Night of the Living Pilgrims

You know, upon spending the afternoon basking in my free bonus holiday from work today thanks to my American based corporation, I was able to reflect today on the nature of their beloved Thanksgiving rituals and traditions. I still have no fucking clue what a "Turduckin" is exactly, but some mysteries like the Mexican El Chupacabra, are just destined to forever remain a mystery

What I instantly realized is that the Pilgrims, the country's founding fathers who stepped off the decks of their ships at Plymouth Rock in 1620, were already wearing the everpopular all-black look with metal buckels and rebelling against popular vital secular culture long before the Goths ever made it cool in the eighties. How fortuitous into world fashion was that?
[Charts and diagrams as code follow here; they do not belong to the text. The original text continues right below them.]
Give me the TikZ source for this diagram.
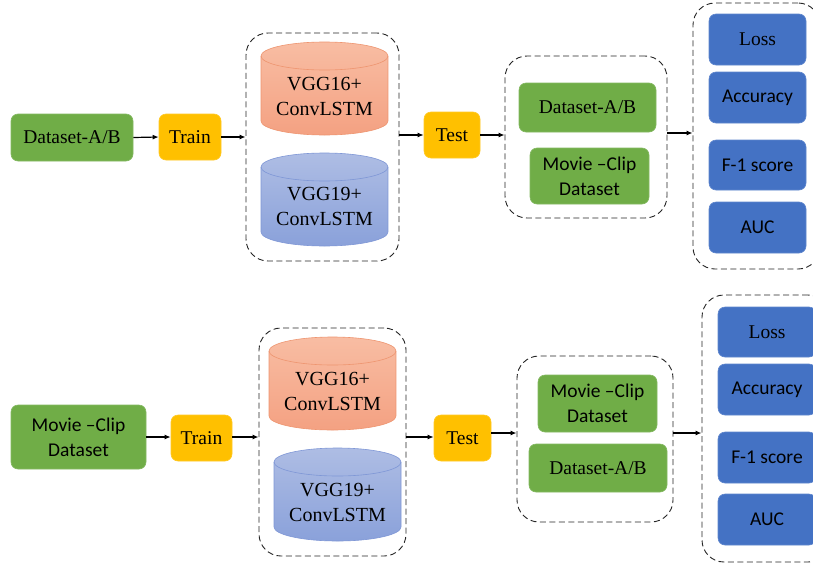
\documentclass[tikz,border=0pt]{standalone}
\usepackage{fontspec}
\setmainfont{Liberation Serif}
\newfontfamily\timesfont{Liberation Serif}
\newfontfamily\calibrifont{Carlito}
\usetikzlibrary{arrows.meta,calc}
\definecolor{gfill}{HTML}{70AD47}
\definecolor{yfill}{HTML}{FFC000}
\definecolor{bfill}{HTML}{4472C4}
\definecolor{otop}{HTML}{F8BDA3}
\definecolor{obot}{HTML}{F4A182}
\definecolor{oedge}{HTML}{EE9570}
\definecolor{btop}{HTML}{AEBDE4}
\definecolor{bbot}{HTML}{8AA1DA}
\definecolor{bedge}{HTML}{7F97D6}
\begin{document}
\begin{tikzpicture}[x=1pt,y=-1pt,
  box/.style={rectangle,rounded corners=7pt,inner sep=0pt,align=center,text=black,font=\timesfont\fontsize{19.5}{24}\selectfont},
  gbox/.style={box,fill=gfill,draw=gfill!85!white,line width=0.6pt},
  ybox/.style={box,fill=yfill,draw=yfill!85!white,line width=0.6pt},
  mbox/.style={box,fill=bfill,draw=bfill!85!white,line width=0.6pt,minimum width=97pt},
  sans/.style={font=\calibrifont\fontsize{19.5}{25}\selectfont},
  grp/.style={rectangle,draw=black!85,dash pattern=on 6pt off 3.5pt,line width=0.9pt,rounded corners=22pt,inner sep=0pt},
  cyltext/.style={align=center,font=\timesfont\fontsize{20}{25}\selectfont,inner sep=0pt},
  arr/.style={-{Latex[length=6pt,width=5pt]},line width=1.2pt,black}]
\useasboundingbox (0,0) rectangle (813,565);
\fill[white] (0,0) rectangle (813,565);
% ---------- top row ----------
\node[gbox,minimum width=122pt,minimum height=47pt] (d1) at (72,137.5) {Dataset-A/B};
\node[ybox,minimum width=62pt,minimum height=46pt] (tr1) at (190,137) {Train};
\node[grp,minimum width=153pt,minimum height=228pt] (box1) at (322.5,147) {};
% cylinder 1a
\path[top color=otop,bottom color=obot,draw=oedge,line width=0.6pt]
  (261,56) -- (261,121) arc[start angle=180,end angle=0,x radius=63.5,y radius=14]
  -- (388,56) arc[start angle=0,end angle=-180,x radius=63.5,y radius=14] -- cycle;
\draw[oedge,line width=0.6pt] (261,56) arc[start angle=180,end angle=0,x radius=63.5,y radius=14];
\node[cyltext] (c1a) at (324.5,96) {VGG16+\\ConvLSTM};
% cylinder 1b
\path[top color=btop,bottom color=bbot,draw=bedge,line width=0.6pt]
  (261,167) -- (261,232) arc[start angle=180,end angle=0,x radius=63.5,y radius=14]
  -- (388,167) arc[start angle=0,end angle=-180,x radius=63.5,y radius=14] -- cycle;
\draw[bedge,line width=0.6pt] (261,167) arc[start angle=180,end angle=0,x radius=63.5,y radius=14];
\node[cyltext] (c1b) at (324.5,206) {VGG19+\\ConvLSTM};
\node[ybox,minimum width=56pt,minimum height=46pt] (te1) at (452,135) {Test};
\node[grp,minimum width=162pt,minimum height=162pt] (box2) at (586,137) {};
\node[gbox,minimum width=137pt,minimum height=49pt] (g1) at (587.5,107.5) {Dataset-A/B};
\node[gbox,sans,minimum width=119pt,minimum height=56pt] (g2) at (589.5,176) {Movie –Clip\\Dataset};
\node[grp,minimum width=127pt,minimum height=266pt] (box3) at (756.5,136) {};
\node[mbox,minimum height=51pt] (m1) at (757.5,39.5) {Loss};
\node[mbox,sans,minimum height=51pt] (m2) at (757.5,97.5) {Accuracy};
\node[mbox,sans,minimum height=50pt] (m3) at (757.5,165) {F-1 score};
\node[mbox,sans,minimum height=51pt] (m4) at (757.5,227.5) {AUC};
\draw[arr] (d1.east) -- (tr1.west);
\draw[arr] (tr1.east) -- (tr1.east -| box1.west);
\draw[arr] (box1.east |- te1.west) -- (te1.west);
\draw[arr] (te1.east) -- (te1.east -| box2.west);
\coordinate (o2) at ($(box2.east)+(0,-4)$);
\draw[arr] (o2) -- (o2 -| box3.west);
% ---------- bottom row ----------
\node[gbox,sans,minimum width=135pt,minimum height=64pt] (d2) at (78.5,437) {Movie –Clip\\Dataset};
\node[ybox,minimum width=61pt,minimum height=46pt] (tr2) at (201.5,438) {Train};
\node[grp,minimum width=147pt,minimum height=228pt] (box4) at (332.5,442) {};
% cylinder 2a
\path[top color=otop,bottom color=obot,draw=oedge,line width=0.6pt]
  (269,351) -- (269,416) arc[start angle=180,end angle=0,x radius=63.5,y radius=14]
  -- (396,351) arc[start angle=0,end angle=-180,x radius=63.5,y radius=14] -- cycle;
\draw[oedge,line width=0.6pt] (269,351) arc[start angle=180,end angle=0,x radius=63.5,y radius=14];
\node[cyltext] (c2a) at (332.5,391) {VGG16+\\ConvLSTM};
% cylinder 2b
\path[top color=btop,bottom color=bbot,draw=bedge,line width=0.6pt]
  (274,462) -- (274,527) arc[start angle=180,end angle=0,x radius=63.5,y radius=14]
  -- (401,462) arc[start angle=0,end angle=-180,x radius=63.5,y radius=14] -- cycle;
\draw[bedge,line width=0.6pt] (274,462) arc[start angle=180,end angle=0,x radius=63.5,y radius=14];
\node[cyltext] (c2b) at (337.5,502) {VGG19+\\ConvLSTM};
\node[ybox,minimum width=57pt,minimum height=46pt] (te2) at (462.5,438) {Test};
\node[grp,minimum width=156pt,minimum height=166pt] (box5) at (595,439) {};
\node[gbox,sans,minimum width=119pt,minimum height=57pt] (g3) at (597.5,403.5) {Movie –Clip\\Dataset};
\node[gbox,minimum width=138pt,minimum height=48pt] (g4) at (598,468) {Dataset-A/B};
\node[grp,minimum width=128pt,minimum height=267pt] (box6) at (766,428.5) {};
\node[mbox,minimum width=98pt,minimum height=50pt] (n1) at (767,332) {Loss};
\node[mbox,sans,minimum width=98pt,minimum height=51pt] (n2) at (767,389.5) {Accuracy};
\node[mbox,sans,minimum width=98pt,minimum height=51pt] (n3) at (767,457.5) {F-1 score};
\node[mbox,sans,minimum width=98pt,minimum height=51pt] (n4) at (767,519.5) {AUC};
\draw[arr] (d2.east) -- (d2.east -| tr2.west);
\draw[arr] (d2.east -| tr2.east) -- (d2.east -| box4.west);
\draw[arr] (box4.east |- d2.east) -- (d2.east -| te2.west);
\coordinate (o5) at ($(te2.east)+(0,-5)$);
\draw[arr] (o5) -- (o5 -| box5.west);
\draw[arr] (o5 -| box5.east) -- (o5 -| box6.west);
\end{tikzpicture}
\end{document}
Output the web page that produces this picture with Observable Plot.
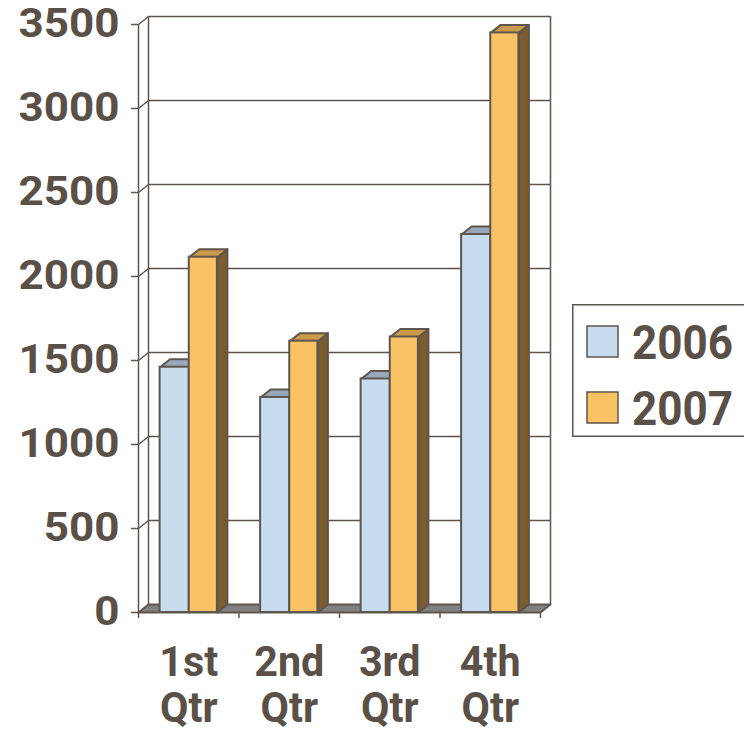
<!DOCTYPE html>
<html>
<head>
<meta charset="utf-8">
<script src="https://cdn.jsdelivr.net/npm/d3@7"></script>
<script src="https://cdn.jsdelivr.net/npm/@observablehq/plot@0.6"></script>
<style>
  body { margin: 0; background: #fff; }
  #chart { position: relative; width: 744px; height: 740px; overflow: hidden; background: #fff; }
  #legend { position: absolute; left: 572px; top: 304px; }
</style>
</head>
<body>
<div id="chart"></div>
<script>
// Quarterly totals, two years
const quarters = ["1st Qtr", "2nd Qtr", "3rd Qtr", "4th Qtr"];
const seriesNames = ["2006", "2007"];
const values2006 = [1460, 1280, 1390, 2250];
const values2007 = [2115, 1615, 1640, 3450];
const yTicks = [0, 500, 1000, 1500, 2000, 2500, 3000, 3500];

// Palette: front face, top face, side face
const ink = "#5e564e";
const textColor = "#5a5047";
const blue = { front: "#c8dcf0", top: "#97a9bb", side: "#6d7f91" };
const orange = { front: "#f9c264", top: "#cb9a4b", side: "#7a5c2f" };
const floorColor = "#808080";

// Layout
const W = 744, H = 740;
const margin = { left: 138, right: 204, top: 24, bottom: 128 };
const yMax = 3500;
const pxPerValue = (H - margin.top - margin.bottom) / yMax;
const pxPerSlot = (W - margin.left - margin.right) / quarters.length;
// Oblique depth of the 3D box, expressed in data units
const DX = 10 / pxPerSlot;
const DV = 8 / pxPerValue;
const tickLen = 6 / pxPerValue;
// Bar extents inside each quarter slot
const barSpan = { "2006": [0.215, 0.505], "2007": [0.505, 0.785] };

const bars = [];
quarters.forEach((q, i) => {
  [values2006[i], values2007[i]].forEach((v, s) => {
    const name = seriesNames[s];
    bars.push({ q, i, series: name, value: v, x1: i + barSpan[name][0], x2: i + barSpan[name][1] });
  });
});

function topFace(b) {
  return [[b.x1, b.value], [b.x2, b.value], [b.x2 + DX, b.value + DV], [b.x1 + DX, b.value + DV], [b.x1, b.value]]
    .map(([x, y]) => ({ x, y, id: b.q + b.series }));
}
function sideFace(b) {
  return [[b.x2, 0], [b.x2 + DX, DV], [b.x2 + DX, b.value + DV], [b.x2, b.value], [b.x2, 0]]
    .map(([x, y]) => ({ x, y, id: b.q + b.series }));
}
const n = quarters.length;
const floor = [[0, 0], [n, 0], [n + DX, DV], [DX, DV], [0, 0]].map(([x, y]) => ({ x, y, id: "floor" }));

const poly = (data, fill) => Plot.line(data, {
  x: "x", y: "y", z: "id", fill, stroke: ink, strokeWidth: 2, strokeLinejoin: "round", curve: "linear"
});

const bySeries = (name) => bars.filter(b => b.series === name);

const lineStyle = { stroke: ink, strokeWidth: 1.5 };

const plot = Plot.plot({
  width: W,
  height: H,
  marginLeft: margin.left,
  marginRight: margin.right,
  marginTop: margin.top,
  marginBottom: margin.bottom,
  style: { fontFamily: "Roboto, sans-serif", background: "#fff", color: textColor },
  x: { type: "linear", domain: [0, n], axis: null },
  y: { type: "linear", domain: [0, yMax], axis: null },
  marks: [
    // floor
    poly(floor, floorColor),
    // back wall with gridlines
    Plot.ruleY(yTicks.filter(v => v > 0), { y: v => v + DV, x1: DX, x2: n + DX, ...lineStyle }),
    Plot.ruleX([DX], { x: d => d, y1: DV, y2: yMax + DV, ...lineStyle }),
    Plot.ruleX([n + DX], { x: d => d, y1: DV, y2: yMax + DV, ...lineStyle }),
    // left wall: front edge and tick connectors
    Plot.ruleX([0], { x: d => d, y1: 0, y2: yMax, ...lineStyle }),
    Plot.link(yTicks.filter(v => v > 0), { x1: 0, y1: v => v, x2: DX, y2: v => v + DV, ...lineStyle }),
    // y axis
    Plot.axisY({
      ticks: yTicks, tickFormat: d => String(d), tickSize: 7, tickPadding: 12,
      fontSize: 41, fontWeight: "bold",
      stroke: ink, strokeWidth: 1.5, fill: textColor, label: null
    }),
    // x axis ticks below the floor edge
    Plot.ruleX(d3.range(n + 1), { x: d => d, y1: 0, y2: -tickLen, ...lineStyle }),
    // 2006 bars
    poly(bySeries("2006").flatMap(sideFace), blue.side),
    poly(bySeries("2006").flatMap(topFace), blue.top),
    Plot.rect(bySeries("2006"), { x1: "x1", x2: "x2", y1: 0, y2: "value", fill: blue.front, stroke: ink, strokeWidth: 2 }),
    // 2007 bars
    poly(bySeries("2007").flatMap(sideFace), orange.side),
    poly(bySeries("2007").flatMap(topFace), orange.top),
    Plot.rect(bySeries("2007"), { x1: "x1", x2: "x2", y1: 0, y2: "value", fill: orange.front, stroke: ink, strokeWidth: 2 }),
    // category labels
    Plot.text(quarters, {
      x: (d, i) => i + 0.5, y: () => 0, text: d => d.replace(" ", "\n"),
      lineAnchor: "top", dy: 31, lineHeight: 1.07,
      fontSize: 43, fontWeight: "bold", fill: textColor
    })
  ]
});

document.getElementById("chart").appendChild(plot);

// y tick labels: large, bold and a little wider than the face's natural width
d3.select(plot).selectAll("g[aria-label='y-axis tick label']")
  .style("font-size", "40px").style("font-weight", "bold");
d3.select(plot).selectAll("g[aria-label='y-axis tick label'] text").each(function () {
  const natural = this.getComputedTextLength();
  d3.select(this).attr("textLength", natural * 1.1).attr("lengthAdjust", "spacingAndGlyphs");
});
// narrow the category labels slightly
d3.select(plot).selectAll("g[aria-label='text'] tspan").each(function () {
  const natural = this.getComputedTextLength();
  d3.select(this).attr("textLength", natural * 0.96).attr("lengthAdjust", "spacingAndGlyphs");
});

// legend
const legendColors = { "2006": blue.front, "2007": orange.front };
const legend = d3.select("#chart").append("svg")
  .attr("id", "legend").attr("width", 180).attr("height", 134);
legend.append("rect").attr("x", 0.75).attr("y", 0.75).attr("width", 200).attr("height", 131.5)
  .attr("fill", "#fff").attr("stroke", ink).attr("stroke-width", 1.5);
seriesNames.forEach((name, k) => {
  const top = 22 + k * 66;
  legend.append("rect").attr("x", 15).attr("y", top).attr("width", 31).attr("height", 31)
    .attr("fill", legendColors[name]).attr("stroke", ink).attr("stroke-width", 1.5);
  legend.append("text").attr("x", 60).attr("y", top + 33)
    .attr("font-family", "Roboto, sans-serif").attr("font-weight", "bold").attr("font-size", 49)
    .attr("fill", textColor).attr("textLength", 101).attr("lengthAdjust", "spacingAndGlyphs")
    .text(name);
});
</script>
</body>
</html>
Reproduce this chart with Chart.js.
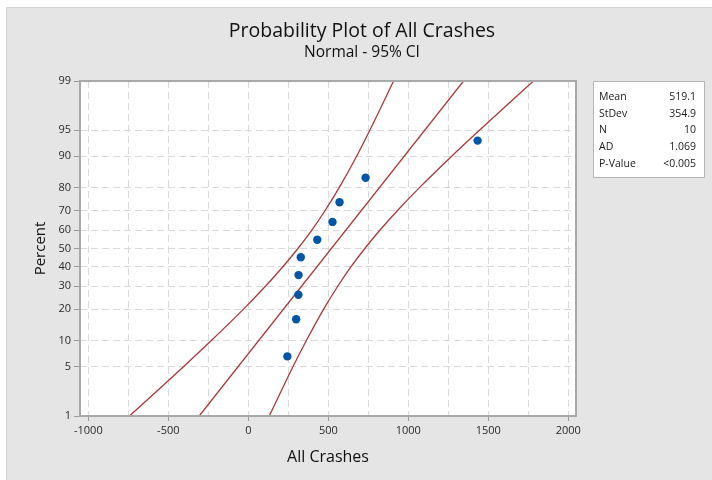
<!DOCTYPE html>
<html>
<head>
<meta charset="utf-8">
<title>Probability Plot of All Crashes</title>
<script src="https://cdn.jsdelivr.net/npm/chart.js@4.4.0/dist/chart.umd.min.js"></script>
<style>
  body { margin: 0; background: #fff; }
  #wrap { position: absolute; left: 0; top: 0; width: 712px; height: 480px; }
</style>
</head>
<body>
<div id="wrap"><canvas id="probChart" width="712" height="480"></canvas></div>
<script>
// ---------------- data ----------------
// all crashes, sorted, and their plotted percent (median ranks)
const crashValues   = [244, 299, 313, 314, 328, 431, 526, 570, 733, 1433];
const crashPercents = [6.7, 16.3, 26.0, 35.6, 45.2, 54.8, 64.4, 74.0, 83.7, 93.3];

// fitted normal line (ends at 1% and 99%)
const fitPercents = [1, 99];
const fitValues   = [-307, 1345];

// 95% CI band
const bandPercents = [1, 5, 10, 20, 30, 40, 50, 60, 70, 80, 90, 95, 99];
const bandLower    = [-743, -407, -233, -30, 107, 216, 310, 396, 479, 567, 677, 760, 908];
const bandUpper    = [131, 278, 362, 471, 559, 642, 728, 822, 931, 1068, 1271, 1446, 1782];

// axes
const percentTicks = [1, 5, 10, 20, 30, 40, 50, 60, 70, 80, 90, 95, 99];
const xTickValues  = [-1000, -750, -500, -250, 0, 250, 500, 750, 1000, 1250, 1500, 1750, 2000];

// stats box
const statLabels = ['Mean', 'StDev', 'N', 'AD', 'P-Value'];
const statValues = ['519.1', '354.9', '10', '1.069', '<0.005'];

const lineColor = '#a63a3a';
const dotColor = '#0056a6';
const fontFamily = "'Open Sans', 'Noto Sans', sans-serif";

// ---------------- normal probability scale ----------------
// inverse normal cdf (Acklam)
function probit(p) {
    const a = [-3.969683028665376e+01, 2.209460984245205e+02, -2.759285104469687e+02, 1.383577518672690e+02, -3.066479806614716e+01, 2.506628277459239e+00];
    const b = [-5.447609879822406e+01, 1.615858368580409e+02, -1.556989798598866e+02, 6.680131188771972e+01, -1.328068155288572e+01];
    const c = [-7.784894002430293e-03, -3.223964580411365e-01, -2.400758277161838e+00, -2.549732539343734e+00, 4.374664141464968e+00, 2.938163982698783e+00];
    const d = [7.784695709041462e-03, 3.224671290700398e-01, 2.445134137142996e+00, 3.754408661907416e+00];
    const pl = 0.02425;
    let q, r;
    if (p < pl) {
        q = Math.sqrt(-2 * Math.log(p));
        return (((((c[0]*q+c[1])*q+c[2])*q+c[3])*q+c[4])*q+c[5]) / ((((d[0]*q+d[1])*q+d[2])*q+d[3])*q+1);
    }
    if (p > 1 - pl) {
        q = Math.sqrt(-2 * Math.log(1 - p));
        return -(((((c[0]*q+c[1])*q+c[2])*q+c[3])*q+c[4])*q+c[5]) / ((((d[0]*q+d[1])*q+d[2])*q+d[3])*q+1);
    }
    q = p - 0.5; r = q * q;
    return (((((a[0]*r+a[1])*r+a[2])*r+a[3])*r+a[4])*r+a[5])*q / (((((b[0]*r+b[1])*r+b[2])*r+b[3])*r+b[4])*r+1);
}

class ProbabilityScale extends Chart.LinearScale {
    determineDataLimits() {
        this.min = this.options.min;
        this.max = this.options.max;
    }
    buildTicks() {
        return percentTicks.map(v => ({ value: v }));
    }
    getPixelForValue(value) {
        const z0 = probit(this.min / 100), z1 = probit(this.max / 100);
        return this.getPixelForDecimal((probit(value / 100) - z0) / (z1 - z0));
    }
    getValueForPixel(pixel) {
        // rough inverse, only used for interaction
        const z0 = probit(this.min / 100), z1 = probit(this.max / 100);
        const z = z0 + this.getDecimalForPixel(pixel) * (z1 - z0);
        return 100 / (1 + Math.exp(-1.702 * z));
    }
}
ProbabilityScale.id = 'probability';
ProbabilityScale.defaults = Chart.LinearScale.defaults;
Chart.register(ProbabilityScale);

// ---------------- drawing helpers ----------------
const backdropPlugin = {
    id: 'backdrop',
    beforeDraw(chart) {
        const ctx = chart.ctx, area = chart.chartArea;
        ctx.save();
        ctx.fillStyle = '#ffffff';
        ctx.fillRect(0, 0, chart.width, chart.height);
        ctx.fillStyle = '#e5e5e5';
        ctx.fillRect(6, 7, chart.width - 6, chart.height - 7);
        ctx.strokeStyle = '#d2d2d2';
        ctx.lineWidth = 1;
        ctx.strokeRect(6.5, 7.5, chart.width - 6, chart.height - 7);
        ctx.fillStyle = '#ffffff';
        ctx.fillRect(area.left, area.top, area.right - area.left, area.bottom - area.top);
        ctx.restore();
    },
    afterDraw(chart) {
        const ctx = chart.ctx, area = chart.chartArea;
        ctx.save();
        // plot frame
        ctx.strokeStyle = '#a9a9a9';
        ctx.lineWidth = 2;
        ctx.strokeRect(area.left, area.top, area.right - area.left, area.bottom - area.top);

        // titles
        ctx.fillStyle = '#111';
        ctx.textAlign = 'center';
        ctx.textBaseline = 'middle';
        ctx.font = '19.5px ' + fontFamily;
        ctx.fillText('Probability Plot of All Crashes', 362, 31);
        ctx.font = '15.5px ' + fontFamily;
        ctx.fillText('Normal - 95% CI', 362, 53);

        // stats box
        ctx.fillStyle = '#ffffff';
        ctx.fillRect(593, 81, 111, 96);
        ctx.strokeStyle = '#b4b4b4';
        ctx.lineWidth = 1;
        ctx.strokeRect(593.5, 81.5, 111, 96);
        ctx.font = '10.5px ' + fontFamily;
        ctx.fillStyle = '#1a1a1a';
        for (let i = 0; i < statLabels.length; i++) {
            const y = 97 + i * 16.75;
            ctx.textAlign = 'left';
            ctx.fillText(statLabels[i], 599, y);
            ctx.textAlign = 'right';
            ctx.fillText(statValues[i], 696, y);
        }
        ctx.restore();
    }
};

// ---------------- chart ----------------
const toPoints = (xs, ps) => xs.map((v, i) => ({ x: v, y: ps[i] }));

new Chart(document.getElementById('probChart'), {
    type: 'scatter',
    data: {
        datasets: [
            {
                label: 'All Crashes',
                data: toPoints(crashValues, crashPercents),
                pointRadius: 4.2,
                pointBackgroundColor: dotColor,
                pointBorderWidth: 0
            },
            {
                label: 'Fit',
                data: toPoints(fitValues, fitPercents),
                showLine: true,
                pointRadius: 0,
                borderColor: lineColor,
                borderWidth: 1.3
            },
            {
                label: 'Lower CI',
                data: toPoints(bandLower, bandPercents),
                showLine: true,
                pointRadius: 0,
                borderColor: lineColor,
                borderWidth: 1.3,
                cubicInterpolationMode: 'monotone'
            },
            {
                label: 'Upper CI',
                data: toPoints(bandUpper, bandPercents),
                showLine: true,
                pointRadius: 0,
                borderColor: lineColor,
                borderWidth: 1.3,
                cubicInterpolationMode: 'monotone'
            }
        ]
    },
    options: {
        responsive: false,
        animation: false,
        events: [],
        layout: { padding: { left: 0, top: 81, right: 136, bottom: 0 } },
        plugins: {
            legend: { display: false },
            title: { display: false },
            tooltip: { enabled: false }
        },
        scales: {
            x: {
                type: 'linear',
                min: -1052,
                max: 2048,
                afterBuildTicks: scale => { scale.ticks = xTickValues.map(v => ({ value: v })); },
                afterFit: scale => { scale.height = 64; },
                ticks: {
                    autoSkip: false,
                    maxRotation: 0,
                    padding: 3,
                    color: '#2a2a2a',
                    font: { size: 11, family: fontFamily },
                    callback: v => (v % 500 === 0 ? String(v) : '')
                },
                grid: {
                    color: '#d9d9d9',
                    lineWidth: 1,
                    tickLength: 5,
                    tickBorderDash: [],
                    tickWidth: 1,
                    tickColor: ctx => (ctx.tick && ctx.tick.value % 500 === 0 ? '#9a9a9a' : 'rgba(0,0,0,0)')
                },
                border: { display: false, dash: [7, 4] },
                title: {
                    display: true,
                    text: 'All Crashes',
                    color: '#111',
                    font: { size: 16, family: fontFamily },
                    padding: { top: 0, bottom: 13 }
                }
            },
            y: {
                type: 'probability',
                min: 1,
                max: 99,
                afterFit: scale => { scale.width = 80; },
                ticks: {
                    autoSkip: false,
                    padding: 3,
                    color: '#2a2a2a',
                    font: { size: 11, family: fontFamily },
                    callback: v => String(v)
                },
                grid: {
                    color: '#d9d9d9',
                    lineWidth: 1,
                    tickLength: 6,
                    tickBorderDash: [],
                    tickWidth: 1,
                    tickColor: '#9a9a9a'
                },
                border: { display: false, dash: [7, 4] },
                title: {
                    display: true,
                    text: 'Percent',
                    color: '#111',
                    font: { size: 15, family: fontFamily },
                    padding: { top: 32, bottom: 0 }
                }
            }
        }
    },
    plugins: [backdropPlugin]
});
</script>
</body>
</html>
Back in these early colonial days, Pilgrims were already hip to how cool the whole "dark and mysterious" look was. Not ones to be caught skipping around the maypole with the other Puritan Separtists, the Pilgrims were more prone to hang out by themselves on street corners writing depressing farm poetry or in trendy coffee shops listening to the new Einstuerzende Neubauten albums.

They lived in a time which accepted fairies and witches, herbal remedies and astrological virtues, seasonal festivals and folklore as real parts of their lives. They looked at the world they lived in not as we do today, through the eyes of Einstein and Freud, but through the folklore of the countryside and academic traditions that stretched back to antiquity. They were both the thorough Protestants of the recent Reformation and the inheritors of the Medieval world picture that infused the imaginations of Shakespeare and Jonson.

In a world like that, how could one not end up with a pale complexion, embracing sexual androgyny and wearing a black trench coat?